§ MATERIAL PROVIDED:
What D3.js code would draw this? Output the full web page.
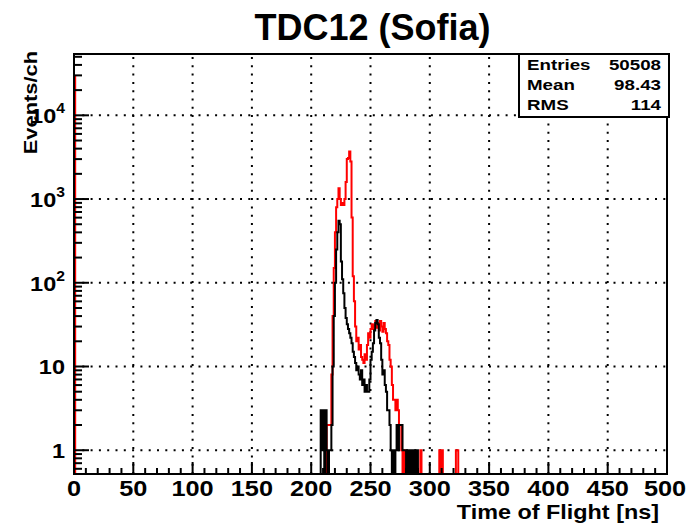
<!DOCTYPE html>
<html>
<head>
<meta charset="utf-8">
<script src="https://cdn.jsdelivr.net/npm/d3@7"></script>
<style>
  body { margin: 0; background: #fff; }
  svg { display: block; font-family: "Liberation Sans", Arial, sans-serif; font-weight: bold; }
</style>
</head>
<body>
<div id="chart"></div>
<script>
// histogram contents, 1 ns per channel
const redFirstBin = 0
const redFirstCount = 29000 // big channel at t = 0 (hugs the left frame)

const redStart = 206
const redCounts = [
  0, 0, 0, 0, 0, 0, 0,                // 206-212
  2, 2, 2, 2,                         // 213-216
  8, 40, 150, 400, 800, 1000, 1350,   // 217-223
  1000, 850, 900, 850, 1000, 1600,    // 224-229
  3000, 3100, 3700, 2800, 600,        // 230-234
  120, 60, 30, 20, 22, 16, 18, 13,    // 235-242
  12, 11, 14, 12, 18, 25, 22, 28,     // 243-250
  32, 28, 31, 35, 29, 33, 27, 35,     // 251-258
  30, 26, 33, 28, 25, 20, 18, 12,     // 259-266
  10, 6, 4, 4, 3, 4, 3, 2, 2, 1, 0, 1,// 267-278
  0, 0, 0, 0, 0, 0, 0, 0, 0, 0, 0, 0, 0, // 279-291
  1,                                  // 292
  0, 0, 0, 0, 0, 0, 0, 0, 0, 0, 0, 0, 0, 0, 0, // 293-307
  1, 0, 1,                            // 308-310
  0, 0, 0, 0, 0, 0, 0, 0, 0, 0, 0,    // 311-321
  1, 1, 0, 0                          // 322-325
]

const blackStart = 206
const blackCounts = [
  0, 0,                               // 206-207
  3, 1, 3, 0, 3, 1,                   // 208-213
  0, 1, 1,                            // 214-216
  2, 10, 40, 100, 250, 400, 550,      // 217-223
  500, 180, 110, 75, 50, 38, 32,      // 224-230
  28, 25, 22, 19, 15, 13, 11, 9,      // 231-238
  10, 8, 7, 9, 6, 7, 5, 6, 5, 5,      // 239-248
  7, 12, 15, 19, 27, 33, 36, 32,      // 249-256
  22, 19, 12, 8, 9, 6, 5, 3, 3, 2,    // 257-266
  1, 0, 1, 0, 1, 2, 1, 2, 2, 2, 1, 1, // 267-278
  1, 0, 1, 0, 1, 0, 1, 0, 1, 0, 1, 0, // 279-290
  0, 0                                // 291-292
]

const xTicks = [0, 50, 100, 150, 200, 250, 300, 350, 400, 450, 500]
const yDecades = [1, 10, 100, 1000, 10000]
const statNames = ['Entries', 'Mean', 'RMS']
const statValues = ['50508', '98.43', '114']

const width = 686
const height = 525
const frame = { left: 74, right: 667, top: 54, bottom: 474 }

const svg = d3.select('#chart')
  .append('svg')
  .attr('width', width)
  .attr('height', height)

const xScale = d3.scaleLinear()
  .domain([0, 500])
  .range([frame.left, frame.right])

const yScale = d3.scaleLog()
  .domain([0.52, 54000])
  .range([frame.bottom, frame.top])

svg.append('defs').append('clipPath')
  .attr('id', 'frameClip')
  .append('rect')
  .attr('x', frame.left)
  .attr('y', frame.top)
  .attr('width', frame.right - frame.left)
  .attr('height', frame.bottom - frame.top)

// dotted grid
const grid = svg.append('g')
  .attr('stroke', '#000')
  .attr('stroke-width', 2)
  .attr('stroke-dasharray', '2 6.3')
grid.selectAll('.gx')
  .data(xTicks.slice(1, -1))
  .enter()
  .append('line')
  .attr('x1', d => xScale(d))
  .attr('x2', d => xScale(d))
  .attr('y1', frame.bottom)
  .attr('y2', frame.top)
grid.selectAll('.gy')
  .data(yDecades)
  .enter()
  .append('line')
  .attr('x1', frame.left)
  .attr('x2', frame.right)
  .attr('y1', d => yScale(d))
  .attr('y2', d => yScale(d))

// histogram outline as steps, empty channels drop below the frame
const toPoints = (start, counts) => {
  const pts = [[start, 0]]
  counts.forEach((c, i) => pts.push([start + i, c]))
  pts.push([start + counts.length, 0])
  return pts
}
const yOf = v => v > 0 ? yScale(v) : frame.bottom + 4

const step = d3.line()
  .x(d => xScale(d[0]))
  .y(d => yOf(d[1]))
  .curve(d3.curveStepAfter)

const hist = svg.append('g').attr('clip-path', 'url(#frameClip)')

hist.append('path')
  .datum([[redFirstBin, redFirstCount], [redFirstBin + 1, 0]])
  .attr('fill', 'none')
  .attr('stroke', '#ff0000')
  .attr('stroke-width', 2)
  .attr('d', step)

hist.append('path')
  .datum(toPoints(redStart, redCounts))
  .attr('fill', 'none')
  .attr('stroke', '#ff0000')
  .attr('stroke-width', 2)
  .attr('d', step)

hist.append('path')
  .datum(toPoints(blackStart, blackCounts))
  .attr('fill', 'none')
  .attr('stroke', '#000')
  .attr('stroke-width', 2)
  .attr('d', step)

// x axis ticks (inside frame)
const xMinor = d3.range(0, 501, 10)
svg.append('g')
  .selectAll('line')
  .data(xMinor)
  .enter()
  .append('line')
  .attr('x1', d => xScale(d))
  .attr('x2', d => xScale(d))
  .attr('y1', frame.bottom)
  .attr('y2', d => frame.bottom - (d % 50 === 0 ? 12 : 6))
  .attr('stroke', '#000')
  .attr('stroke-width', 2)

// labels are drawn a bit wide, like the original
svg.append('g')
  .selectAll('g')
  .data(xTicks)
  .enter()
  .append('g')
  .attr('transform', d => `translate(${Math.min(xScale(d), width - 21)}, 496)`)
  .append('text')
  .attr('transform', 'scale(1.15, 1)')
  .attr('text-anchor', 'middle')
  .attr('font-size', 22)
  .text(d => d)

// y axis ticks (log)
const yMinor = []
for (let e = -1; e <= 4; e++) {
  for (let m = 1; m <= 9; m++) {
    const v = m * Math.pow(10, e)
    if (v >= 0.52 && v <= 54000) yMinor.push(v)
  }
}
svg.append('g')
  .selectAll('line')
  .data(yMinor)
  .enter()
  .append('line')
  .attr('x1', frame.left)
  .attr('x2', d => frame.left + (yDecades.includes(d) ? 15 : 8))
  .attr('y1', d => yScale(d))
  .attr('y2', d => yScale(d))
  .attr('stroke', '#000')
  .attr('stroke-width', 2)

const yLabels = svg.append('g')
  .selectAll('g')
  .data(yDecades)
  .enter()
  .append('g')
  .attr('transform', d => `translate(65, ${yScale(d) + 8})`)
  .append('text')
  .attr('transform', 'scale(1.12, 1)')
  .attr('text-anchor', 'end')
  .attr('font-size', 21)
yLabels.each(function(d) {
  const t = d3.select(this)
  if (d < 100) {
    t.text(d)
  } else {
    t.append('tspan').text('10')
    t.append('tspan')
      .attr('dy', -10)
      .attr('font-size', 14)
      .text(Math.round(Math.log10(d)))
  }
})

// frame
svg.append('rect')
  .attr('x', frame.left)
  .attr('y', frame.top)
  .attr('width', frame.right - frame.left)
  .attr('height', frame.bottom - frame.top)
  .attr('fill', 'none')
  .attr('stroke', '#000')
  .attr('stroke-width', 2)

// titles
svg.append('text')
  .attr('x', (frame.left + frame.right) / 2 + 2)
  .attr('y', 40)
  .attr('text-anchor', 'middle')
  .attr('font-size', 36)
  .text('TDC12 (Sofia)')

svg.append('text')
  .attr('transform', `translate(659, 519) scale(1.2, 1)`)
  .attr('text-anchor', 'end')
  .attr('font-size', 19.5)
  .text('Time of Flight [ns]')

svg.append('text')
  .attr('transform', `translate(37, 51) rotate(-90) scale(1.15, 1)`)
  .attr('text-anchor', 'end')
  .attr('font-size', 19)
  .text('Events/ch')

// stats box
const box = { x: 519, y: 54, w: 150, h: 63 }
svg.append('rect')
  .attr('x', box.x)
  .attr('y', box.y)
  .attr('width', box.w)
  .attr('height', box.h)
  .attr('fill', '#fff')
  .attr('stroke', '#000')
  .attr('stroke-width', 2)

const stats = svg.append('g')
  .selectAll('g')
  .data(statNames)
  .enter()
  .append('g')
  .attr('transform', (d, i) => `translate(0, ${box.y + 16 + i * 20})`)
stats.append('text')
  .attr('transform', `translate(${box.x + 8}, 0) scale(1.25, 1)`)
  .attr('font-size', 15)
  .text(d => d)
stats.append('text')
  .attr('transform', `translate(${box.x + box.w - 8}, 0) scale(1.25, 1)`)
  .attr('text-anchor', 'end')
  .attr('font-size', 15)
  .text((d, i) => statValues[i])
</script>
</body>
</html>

§ WHAT YOU ARE ASKED TO DO: Repeat, exactly and in full, each line from the start of the data to the line that contains "const redFirstCount = 29000". Pictures do not go in.

§ EXPECTED OUTPUT:
What D3.js code would draw this? Output the full web page.
<!DOCTYPE html>
<html>
<head>
<meta charset="utf-8">
<script src="https://cdn.jsdelivr.net/npm/d3@7"></script>
<style>
  body { margin: 0; background: #fff; }
  svg { display: block; font-family: "Liberation Sans", Arial, sans-serif; font-weight: bold; }
</style>
</head>
<body>
<div id="chart"></div>
<script>
// histogram contents, 1 ns per channel
const redFirstBin = 0
const redFirstCount = 29000 // big channel at t = 0 (hugs the left frame)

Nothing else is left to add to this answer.